Saturday, December 13, 2008

Forward Reprojection for future hardware

The schemes described in my previous post are well suited for ps3/360 level hardware and a mix of CPU/GPU work. Namely, octree-screen tile intersection and point splatting done on CPU threads, and everything else done on the GPU.

But for future hardware, point splatting is less ideal than direct cone tracing. Why? They end up being almost the same actually. The critical scene traversal loop, which I think is best done on the CPU at coarse resolution for the current-gen, would be better done at high resolution to support higher quality illumination. If you want accurate reflections and GI effects, you need to be able to 'rasterize' very small frustums the size of a few pixel blocks - so it amounts to almost the same thing. Whether splatting or tracing (scatter or gather), you are doing fine grained intersections of frustums (pixels/tiles) with a 3D tree structure (octree or what have you).

For cuda based hardware, I think cone tracing into a new type of adaptive distance field structure is the way to go, and some initial prototyping done at home has been very promising. Combine this with the forward projection system, and you can get away with tracing 30k or so pixels per frame on average for primary visibility! For dynamic lighting update effects, you want additional rays per pixel, but with the magic of fast cone tracing (which is far more effecient than rays for soft-area queries) combined with the magic of frame coherent reprojection, I think we can hit uber quality with far less than 30 million cone traces per second, which my prototype can already exceed on an 8800GT.

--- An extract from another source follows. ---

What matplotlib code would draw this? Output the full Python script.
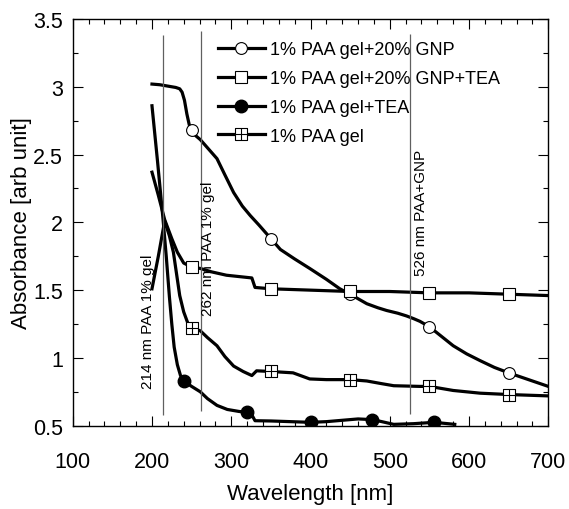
import matplotlib
matplotlib.use("Agg")
import matplotlib.pyplot as plt
import numpy as np
from matplotlib.path import Path
from matplotlib.ticker import MultipleLocator

plt.rcParams['font.family'] = ['Liberation Sans', 'DejaVu Sans']

# Curvas (comprimento de onda [nm], absorbância)
gnp_x = [200, 210, 220, 230, 235, 238, 241, 244, 247, 250, 255, 261, 270, 282, 292, 303,
         314, 324, 335, 350, 362, 380, 399, 420, 437, 450, 462, 471, 485, 496, 510, 521,
         530, 538, 550, 565, 580, 597, 614, 632, 650, 675, 700]
gnp_y = [3.02, 3.015, 3.005, 2.995, 2.985, 2.96, 2.90, 2.80, 2.72, 2.68, 2.64, 2.61, 2.55,
         2.47, 2.35, 2.22, 2.12, 2.05, 1.98, 1.88, 1.80, 1.73, 1.66, 1.58, 1.51, 1.47, 1.43,
         1.40, 1.37, 1.35, 1.33, 1.31, 1.29, 1.27, 1.23, 1.16, 1.09, 1.03, 0.98, 0.93, 0.89,
         0.84, 0.79]

gnp_tea_x = [200, 208, 216, 225, 232, 240, 250, 261, 275, 294, 310, 326, 330, 350, 400,
             450, 500, 550, 600, 650, 700]
gnp_tea_y = [2.37, 2.20, 2.02, 1.88, 1.78, 1.70, 1.67, 1.66, 1.635, 1.61, 1.60, 1.59, 1.52,
             1.51, 1.50, 1.49, 1.49, 1.48, 1.48, 1.47, 1.46]

tea_x = [200, 207, 214, 218, 222, 225, 228, 232, 236, 240, 250, 261, 270, 282, 295, 310,
         320, 326, 330, 350, 375, 400, 420, 440, 460, 478, 490, 505, 530, 556, 582]
tea_y = [2.86, 2.45, 2.02, 1.75, 1.45, 1.25, 1.08, 0.95, 0.87, 0.83, 0.79, 0.75, 0.70,
         0.65, 0.62, 0.605, 0.60, 0.58, 0.537, 0.535, 0.53, 0.525, 0.53, 0.54, 0.55, 0.545,
         0.53, 0.51, 0.515, 0.525, 0.51]

gel_x = [200, 208, 216, 222, 227, 231, 235, 240, 245, 250, 261, 270, 282, 292, 303, 315,
         326, 332, 350, 378, 399, 420, 450, 471, 490, 505, 538, 550, 565, 580, 614, 650, 700]
gel_y = [1.51, 1.75, 2.01, 1.90, 1.78, 1.62, 1.46, 1.34, 1.26, 1.22, 1.20, 1.15, 1.09,
         1.01, 0.94, 0.90, 0.87, 0.905, 0.90, 0.89, 0.845, 0.84, 0.84, 0.83, 0.81, 0.795,
         0.79, 0.79, 0.775, 0.76, 0.74, 0.73, 0.72]

# posições dos marcadores em cada curva
gnp_mk = [250, 350, 450, 550, 650]
gnp_tea_mk = [250, 350, 450, 550, 650]
tea_mk = [240, 320, 400, 478, 556]
gel_mk = [250, 350, 450, 550, 650]

rotulos = ['1% PAA gel+20% GNP', '1% PAA gel+20% GNP+TEA', '1% PAA gel+TEA', '1% PAA gel']

# linhas verticais e textos
linhas_x = [214, 262, 526]
linhas_y0 = [0.58, 0.61, 0.59]
linhas_y1 = [3.38, 3.41, 3.39]
textos = ['214 nm PAA 1% gel', '262 nm PAA 1% gel', '526 nm PAA+GNP']
textos_x = [195, 271, 540]
textos_y = [0.78, 1.32, 1.61]

# marcador quadrado com cruz
quadrado_cruz = Path(
    [(-1, -1), (1, -1), (1, 1), (-1, 1), (-1, -1), (0, -1), (0, 1), (-1, 0), (1, 0)],
    [Path.MOVETO, Path.LINETO, Path.LINETO, Path.LINETO, Path.CLOSEPOLY,
     Path.MOVETO, Path.LINETO, Path.MOVETO, Path.LINETO])

fig = plt.figure(figsize=(5.69, 5.10), dpi=100)
ax = fig.add_axes([0.1278, 0.1633, 0.8358, 0.7975])


def marcar(xs, mk):
    return [x in mk for x in xs]


lw = 2.3
ax.plot(gnp_x, gnp_y, color='black', lw=lw, marker='o', ms=8.5, mfc='white', mec='black',
        mew=0.8, markevery=marcar(gnp_x, gnp_mk), label=rotulos[0])
ax.plot(gnp_tea_x, gnp_tea_y, color='black', lw=lw, marker='s', ms=8.5, mfc='white',
        mec='black', mew=0.8, markevery=marcar(gnp_tea_x, gnp_tea_mk), label=rotulos[1])
ax.plot(tea_x, tea_y, color='black', lw=lw, marker='o', ms=9, mfc='black', mec='black',
        markevery=marcar(tea_x, tea_mk), label=rotulos[2])
ax.plot(gel_x, gel_y, color='black', lw=lw, marker=quadrado_cruz, ms=8.5, mfc='white',
        mec='black', mew=0.8, markevery=marcar(gel_x, gel_mk), label=rotulos[3])

ax.vlines(linhas_x, linhas_y0, linhas_y1, colors='#606060', lw=0.9)
for t, tx, ty in zip(textos, textos_x, textos_y):
    ax.text(tx, ty, t, rotation=90, ha='center', va='bottom', fontsize=11)

ax.set_xlim(100, 700)
ax.set_ylim(0.5, 3.5)
ax.xaxis.set_major_locator(MultipleLocator(100))
ax.xaxis.set_minor_locator(MultipleLocator(20))
ax.yaxis.set_major_locator(MultipleLocator(0.5))
ax.yaxis.set_minor_locator(MultipleLocator(0.25))
ax.yaxis.set_major_formatter(plt.FuncFormatter(lambda v, p: f'{v:g}'))

ax.tick_params(which='both', direction='in', top=True, right=True, width=0.8)
ax.tick_params(which='major', length=7, labelsize=15.5)
ax.tick_params(which='minor', length=3.5)
ax.tick_params(axis='x', which='major', pad=18)
ax.tick_params(axis='y', which='major', pad=7)
for s in ax.spines.values():
    s.set_linewidth(1.0)

ax.set_xlabel('Wavelength [nm]', fontsize=16, labelpad=8)
ax.set_ylabel('Absorbance [arb unit]', fontsize=16, labelpad=1)

ax.legend(loc='upper left', bbox_to_anchor=(0.3055, 0.945), frameon=False, fontsize=13,
          handlelength=2.6, handletextpad=0.3, labelspacing=0.65, borderpad=0,
          borderaxespad=0, numpoints=1)

fig.savefig('out.png', dpi=100)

However, one area which can be improved is the forward projection. Since tracing is relatively expensive, and incoherent tracing is vastly more so, its worth it to really get fine grained accurate projection and improve the coherence.

One simple way to improve the tracing coherence is to reorder the frame buffer after the projection pass. This can be done on the GPU, resulting in a reordered frame buffer with nice coherent blocks of pixels which need to be traced. This doesn't necessarily help for memory coherence, as these rays can still be scattered in space, especially after reflections, but it helps immensely with branch performance, which is critical.

The coherence can also be improved by splatting at finer granularity. Ideally we would want to actually splat individual samples as point splats, but actually using point primitives is way too slow on even new GPU's, as it goes through the terrible polygon rasterizer hardware bottleneck, and doing a few million per frame, although possible on modern GPU's, would eat up a big chunk of the frame time.

We can do better in cuda, which got me thinking about how to do this properly and in parallel. In short, I think a hierachical tile sorting approach is the way to go. First, you project all the points and save out the 2d positions - easy and fast. In the next step, the points are again broken up and assigned to threads, and each thread then builds up its own per-tile list point list of points hitting that tile - essentially sorting its subset of the points onto all the tiles. This results in NumThreads seperate point lists per tile. Then in the next pass, each thread gets a tile, and it merges all the lists for that tile from the 1st pass, resulting in a single list of points for each tile. There's a few details that i'm skipping over, such as parallel memory allocation to build up the lists - but this just requires a seperate counting/histogram pass. The tiles can't be too small as it would eat up too much memory for all the lists. Nor can they be too big, as you need adequate threads.

After the particles are thus sorted into per-tile lists, you can then subdivide and repeat, until you get down to fine-grained tiles (perhaps it only takes a couple of iterations). The fine grained tiles with their particle lists can then be rasterized, wich each thread getting one such tile, so the whole operation is parallel and scaleable, without any memory conflicts. You could store the final microtiles in local memory actually, so that z-buffering can be done without alot of extra memory read-writes.

This is probably similar or related to how they intend to do parallel polygon rasterization in Larrabee, but I didn't read all of that paper yet. Polygon rasterization doesn't really interest me much anymore, for that matter.

Hmm, come to think of it, this multi-stage hierachy sorting can be generalized for any data vs tree structure intersection problem, of which finding point-quad intersections is just one example.

Why is all this useful again? Because hopefully it could be much faster than using the triangle setup engine to render point primitives, and because reprojecting at pixel granularity could better handle the difficult cases with less errors than reprojecting larger tiles, especially for some difficult scenes that have lots of z-edges (like foilage).

Point splatting with cuda in this way is also a potential alternative to tracing, although my current feeling is that its not as well suited to fine granularity searches, for small fustra generated for reflections and advanced illumination. However, it is much better suited to handle animated objects, and may have an advantage there vs dynamic octree construction.

1 comment:

Tomat said...

How do you calculate cone map for image? Bruteforce takes huge time to succees.
Or same question for distance field - even jump flood based takes many steps depending on resolution and you had describe a border for it.